The central bank said that between July of last year and July of this year, Spanish households and companies had withdrawn 85 billion euros in deposits from local banks. However, of that total, some 30 billion euros were swapped for bank bills and, therefore, did not involve any reduction in bank liquidity.
European Central Bank (ECB) figures showed that over the same period Spanish lenders saw a fall in deposits of 232 billion euros. However, the Bank of Spain said these figures do not apply strictly to Spanish banks but what the ECB defines as monetary financial institutions (MFIs). These include “central banks, resident credit institutions and other resident financial institutions whose business is to receive deposits and/or close substitutes for deposits from entities other than MFIs.”

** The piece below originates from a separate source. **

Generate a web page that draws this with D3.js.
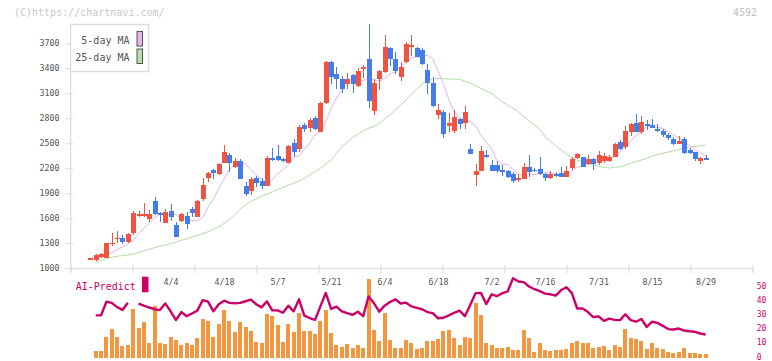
<!DOCTYPE html>
<html><head><meta charset="utf-8">
<script src="https://cdn.jsdelivr.net/npm/d3@7"></script>
<style>body{margin:0;background:#fff}svg{display:block}</style>
</head><body>
<svg id="chart" width="772" height="361"></svg>
<script>
// ---------------- data ----------------
const tickerCode = "4592";
const watermark = "(C)https://chartnavi.com/";
const dateLabels = ["4/4","4/18","5/7","5/21","6/4","6/18","7/2","7/16","7/31","8/15","8/29"];
const dateLabelIndex = [15,25,35,45,55,65,75,85,95,105,115];
const priceTicks = [1000,1300,1600,1900,2200,2500,2800,3100,3400,3700];
const aiTicks = [0,10,20,30,40,50];

const openP = [1120,
 1094,1132,1125,1290,1348,1366,1318,1425,1622,1625,
 1592,1808,1660,1548,1688,1520,1572,1628,1716,1620,
 1832,2084,2180,2132,2268,2360,2220,2288,1988,1932,
 2088,2052,1992,2320,2348,2312,2268,2500,2428,2720,
 2688,2808,2640,2980,3480,3328,3268,3208,3320,3192,
 3388,3512,2888,3272,3360,3648,3512,3300,3480,3668,
 3640,3620,3380,3228,2840,2880,2712,2648,2792,2748,
 2436,2120,2172,2360,2240,2240,2180,2168,2132,2060,
 2072,2220,2180,2192,2132,2080,2132,2148,2100,2208,
 2328,2332,2248,2312,2260,2288,2292,2340,2520,2460,
 2640,2748,2640,2732,2720,2672,2648,2600,2552,2496,
 2552,2420,2392,2292,2320];
const highP = [1122,
 1168,1188,1305,1420,1448,1400,1428,1685,1688,1788,
 1700,1856,1680,1708,1772,1556,1660,1676,1740,1820,
 2084,2150,2188,2260,2480,2388,2320,2308,2036,2100,
 2108,2088,2348,2440,2480,2320,2480,2552,2720,2748,
 2800,2832,2995,3492,3492,3420,3308,3340,3328,3408,
 3440,3932,3272,3380,3800,3660,3600,3480,3720,3800,
 3660,3640,3452,3300,2972,2900,2868,2900,2800,2948,
 2492,2252,2468,2420,2300,2288,2240,2180,2160,2132,
 2260,2360,2200,2340,2140,2172,2160,2220,2228,2340,
 2380,2340,2360,2320,2408,2388,2360,2500,2540,2708,
 2748,2852,2828,2780,2792,2728,2668,2628,2572,2588,
 2572,2440,2400,2340,2360];
const lowP = [1118,
 1088,1120,1118,1265,1308,1295,1300,1400,1615,1615,
 1560,1640,1560,1545,1570,1378,1560,1472,1610,1615,
 1812,2040,2068,2120,2260,2150,2200,2070,1868,1880,
 1980,1952,1990,2290,2290,2270,2265,2332,2390,2632,
 2632,2660,2632,2968,3212,3152,3108,3152,3108,3180,
 3280,2928,2840,3140,3340,3432,3332,3252,3460,3548,
 3530,3440,3092,2932,2788,2560,2640,2628,2668,2676,
 2370,1992,2170,2320,2165,2148,2112,2080,2028,2040,
 2068,2100,2150,2120,2052,2075,2100,2095,2095,2180,
 2310,2215,2235,2180,2240,2260,2280,2330,2420,2428,
 2588,2638,2608,2660,2680,2640,2580,2540,2480,2490,
 2372,2372,2290,2252,2300];
const closeP = [1120,
 1158,1170,1300,1305,1368,1318,1412,1668,1650,1648,
 1648,1650,1636,1672,1620,1380,1650,1535,1668,1812,
 2000,2148,2140,2252,2392,2268,2288,2072,1892,2068,
 2020,1990,2320,2295,2300,2282,2468,2400,2692,2668,
 2776,2668,2988,3480,3300,3272,3152,3272,3212,3368,
 3420,3008,3224,3368,3656,3508,3372,3420,3692,3676,
 3540,3448,3220,2948,2900,2612,2748,2812,2732,2880,
 2376,2168,2408,2330,2172,2168,2160,2100,2052,2088,
 2220,2160,2162,2128,2080,2132,2112,2100,2168,2312,
 2368,2220,2312,2248,2360,2345,2340,2492,2428,2648,
 2732,2640,2756,2712,2688,2648,2600,2568,2492,2528,
 2388,2388,2312,2328,2305];
const ma5 = [null,
 1120,1135,1150,1190,1225,1260,1292,1341,1414,1483,
 1539,1605,1653,1646,1651,1645,1592,1592,1571,1571,
 1609,1733,1833,1954,2070,2186,2240,2268,2254,2182,
 2118,2068,2008,2058,2139,2185,2237,2333,2349,2428,
 2502,2601,2641,2758,2916,3042,3142,3238,3295,3242,
 3255,3285,3256,3246,3278,3335,3353,3426,3465,3530,
 3534,3540,3555,3515,3366,3211,3026,2886,2804,2761,
 2757,2710,2594,2513,2432,2291,2249,2248,2186,2130,
 2114,2124,2124,2136,2152,2150,2132,2123,2118,2165,
 2212,2234,2276,2292,2302,2297,2321,2357,2393,2451,
 2528,2588,2641,2698,2706,2689,2681,2643,2599,2567,
 2515,2473,2422,2389,2344];
const ma25 = [null,
 1072,1095,1115,1130,1145,1152,1160,1170,1190,1210,
 1228,1248,1265,1280,1295,1315,1335,1355,1375,1395,
 1415,1440,1468,1500,1540,1585,1640,1710,1760,1800,
 1835,1865,1890,1915,1945,1970,2000,2020,2045,2080,
 2120,2160,2200,2250,2300,2380,2460,2510,2570,2610,
 2650,2680,2700,2740,2790,2840,2900,2960,3020,3090,
 3150,3210,3250,3270,3278,3275,3272,3270,3268,3245,
 3225,3190,3160,3130,3100,3050,3000,2960,2920,2880,
 2820,2770,2720,2670,2580,2520,2470,2420,2370,2325,
 2295,2280,2260,2240,2225,2210,2205,2210,2218,2235,
 2260,2280,2300,2320,2345,2365,2380,2395,2410,2425,
 2440,2455,2462,2470,2478];
const volume = [null,
 7.3,7.3,21.3,29.3,21.3,12.3,13.3,49.3,30.3,36.3,
 15.3,52.3,15.3,14.3,21.3,18.3,13.3,15.3,13.3,20.3,
 39.3,37.3,21.3,34.3,48.3,37.3,26.3,36.3,31.3,27.3,
 16.3,15.3,44.3,42.3,33.3,16.3,34.3,26.3,45.3,27.3,
 27.3,24.3,37.3,48.3,25.3,13.3,11.3,14.3,10.3,13.3,
 10.3,79.3,28.3,17.3,45.3,18.3,10.3,10.3,18.3,15.3,
 9.7,10.3,17.3,17.3,19.3,27.3,28.3,20.3,13.3,21.3,
 20.3,55.3,43.3,15.3,13.3,10.3,10.3,11.3,8.3,8.3,
 28.3,20.3,6.3,15.3,8.3,7.3,8.3,8.3,9.3,15.3,
 17.3,15.3,15.3,10.3,11.3,12.3,8.3,13.3,11.3,29.3,
 20.3,19.3,17.3,9.3,15.3,10.3,9.3,6.3,5.3,6.3,
 10.3,5.3,5.3,4.3,4.3];
const aiPredict = [null,
 29.7,29.7,39.3,38.5,35.5,33.5,38.5,null,38,36.5,
 35.2,34,33.4,38.1,32.5,26.4,32,29.1,31,33,
 40.4,39.3,32.5,37.5,40,38.5,38.1,38.5,39.6,40.8,
 37.5,35.3,39.5,33.2,33.2,31.5,36.5,32.5,41,29.5,
 27.8,26.5,36,45.5,34.2,35.8,32.5,31.2,30,32.2,
 29.1,43,38.3,32.3,36.5,39,41,38,38.6,36,
 35,34,32,31.2,27.6,28,29.7,31.5,33,29.1,
 37,45.3,45.5,37.6,44.5,43.2,45.3,46.5,55.8,53.5,
 53.1,50,48.1,46.8,45,44.5,43.6,47.5,49.5,45.3,
 34.5,34.6,32,28.5,29,25.8,27.4,26.5,26.3,30.5,
 26.3,25.2,27.1,21.5,25.2,24.4,22.3,20,19.7,20.4,
 19,18.5,18.1,16.9,16.2];

// ---------------- drawing ----------------
const FONT = "'DejaVu Sans Mono', 'Liberation Mono', monospace";
const UP = "#f25340", DOWN = "#427dea";
const svg = d3.select("#chart");

const x = d3.scaleLinear().domain([-3.75, 123.73]).range([70.3, 752.3]);
const y = d3.scaleLinear().domain([1000, 4000]).range([268.3, 18.3]);
const yVol = d3.scaleLinear().domain([0, 100]).range([358.3, 258.3]);
const yAi = d3.scaleLinear().domain([0, 50]).range([357.5, 286.5]);
const idx = d3.range(openP.length);

// watermark & code
svg.append("text").attr("x", 14).attr("y", 15.5).text(watermark)
  .attr("font-family", FONT).attr("font-size", 10).attr("fill", "#c8c8c8");
svg.append("text").attr("x", 757).attr("y", 16).attr("text-anchor", "end").text(tickerCode)
  .attr("font-family", FONT).attr("font-size", 10).attr("fill", "#c0c0c0");

// x axis grid ticks (decorative, evenly spaced over the domain)
const xd = x.domain();
const gridVals = d3.range(12).map(k => xd[0] + (xd[1] - xd[0]) * k / 11);
const gx = svg.append("g").attr("transform", "translate(0,265)")
  .call(d3.axisBottom(x).tickValues(gridVals).tickSize(8).tickFormat(""));
gx.select(".domain").remove();
gx.selectAll("line").attr("stroke", "#e2e2e2").attr("stroke-width", 1.5);

// x axis line
svg.append("line").attr("x1", x(xd[0])).attr("x2", x(xd[1])).attr("y1", 268.5).attr("y2", 268.5)
  .attr("stroke", "#e2e2e2").attr("stroke-width", 1.5);
// y axis line
svg.append("line").attr("x1", 70.7).attr("x2", 70.7).attr("y1", 24).attr("y2", 273)
  .attr("stroke", "#e2e2e2").attr("stroke-width", 1.5);

// y axis
const gy = svg.append("g").attr("transform", "translate(73,0)")
  .call(d3.axisLeft(y).tickValues(priceTicks).tickSize(8).tickPadding(5.5).tickFormat(d3.format("d")));
gy.select(".domain").remove();
gy.selectAll("line").attr("stroke", "#dcdcdc");
gy.selectAll("text").attr("font-family", FONT).attr("font-size", 8.3).attr("fill", "#555");

// date labels
const gd = svg.append("g").attr("transform", "translate(0,268.3)")
  .call(d3.axisBottom(x).tickValues(dateLabelIndex).tickSize(0).tickPadding(11.2)
    .tickFormat((d, i) => dateLabels[i]));
gd.select(".domain").remove();
gd.selectAll("text").attr("font-family", FONT).attr("font-size", 8.3).attr("fill", "#555");

// moving averages (behind candles)
const lineFn = (arr, sc) => d3.line().defined(i => arr[i] != null)
  .x(i => x(i)).y(i => sc(arr[i]));
svg.append("path").attr("d", lineFn(ma25, y)(idx)).attr("fill", "none")
  .attr("stroke", "#b5dba6").attr("stroke-width", 1);
svg.append("path").attr("d", lineFn(ma5, y)(idx)).attr("fill", "none")
  .attr("stroke", "#e8b2ea").attr("stroke-width", 1);

// candles
const cg = svg.append("g").attr("shape-rendering", "crispEdges");
const cand = cg.selectAll("g").data(idx).join("g");
cand.append("line")
  .attr("x1", i => Math.round(x(i)) + 0.5).attr("x2", i => Math.round(x(i)) + 0.5)
  .attr("y1", i => y(highP[i])).attr("y2", i => y(lowP[i]))
  .attr("stroke", i => closeP[i] >= openP[i] ? UP : DOWN).attr("stroke-width", 1);
cand.append("rect")
  .attr("x", i => Math.round(x(i)) - 2).attr("width", 5)
  .attr("y", i => y(Math.max(openP[i], closeP[i])))
  .attr("height", i => Math.max(1.2, Math.abs(y(openP[i]) - y(closeP[i]))))
  .attr("fill", i => closeP[i] >= openP[i] ? UP : DOWN);

// legend
svg.append("rect").attr("x", 70.5).attr("y", 24.5).attr("width", 78).attr("height", 47)
  .attr("fill", "#fff").attr("stroke", "#dedede").attr("stroke-width", 1.5);
const legendItems = [["5-day MA", "#eab4ea", 44.3, 31.5], ["25-day MA", "#b8dcaa", 61.3, 49]];
legendItems.forEach(([t, c, ty, ry]) => {
  svg.append("text").attr("x", 129.5).attr("y", ty).attr("text-anchor", "end").text(t)
    .attr("font-family", FONT).attr("font-size", 10).attr("fill", "#555");
  svg.append("rect").attr("x", 137).attr("y", ry).attr("width", 5.5).attr("height", 14.5)
    .attr("fill", c).attr("stroke", "#555").attr("stroke-width", 1);
});

// volume bars
svg.append("g").attr("shape-rendering", "crispEdges").selectAll("rect")
  .data(idx.filter(i => volume[i] != null)).join("rect")
  .attr("x", i => Math.round(x(i)) - 2).attr("width", 4)
  .attr("y", i => yVol(volume[i])).attr("height", i => yVol(0) - yVol(volume[i]))
  .attr("fill", "#f2963f");

// AI predict line
svg.append("path").attr("d", lineFn(aiPredict, yAi)(idx)).attr("fill", "none")
  .attr("stroke", "#cc0066").attr("stroke-width", 2.4).attr("stroke-linejoin", "round");

// AI axis (right)
const ga = svg.append("g").attr("transform", "translate(754,0)")
  .call(d3.axisRight(yAi).tickValues(aiTicks).tickSize(0).tickPadding(2.7));
ga.select(".domain").remove();
ga.selectAll("text").attr("font-family", FONT).attr("font-size", 8).attr("dy", "0.2em").attr("fill", "#cc0066");

// AI legend
svg.append("text").attr("x", 75.7).attr("y", 290).text("AI-Predict")
  .attr("font-family", FONT).attr("font-size", 10).attr("fill", "#cc0066");
svg.append("rect").attr("x", 142).attr("y", 276.7).attr("width", 6.5).attr("height", 15.6)
  .attr("fill", "#cc0066");
</script>
</body></html>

The ECB figures also do not apply only to Spanish households and companies, but also include municipalities, regions, residents outside of Spain, insurance companies, and pension and investment funds. The Bank of Spain said of the total figure supplied by the ECB, 142 billion euros, should be attributed to the “rest of non-MFI financial institutions,” and, therefore, do not entail “any contraction” in the liquidity of the banks.
In turn, the bank said of these 142 billion euros, about 80 billion is accounted for by deposits of securitization funds. “This figure largely reflects the early amortization of securitized bonds held by the banks that they themselves issued,” the central bank said. The reason for the early amortization is that these bonds no longer possess the characteristics that would allow them to be used as collateral in funding operations by the banks.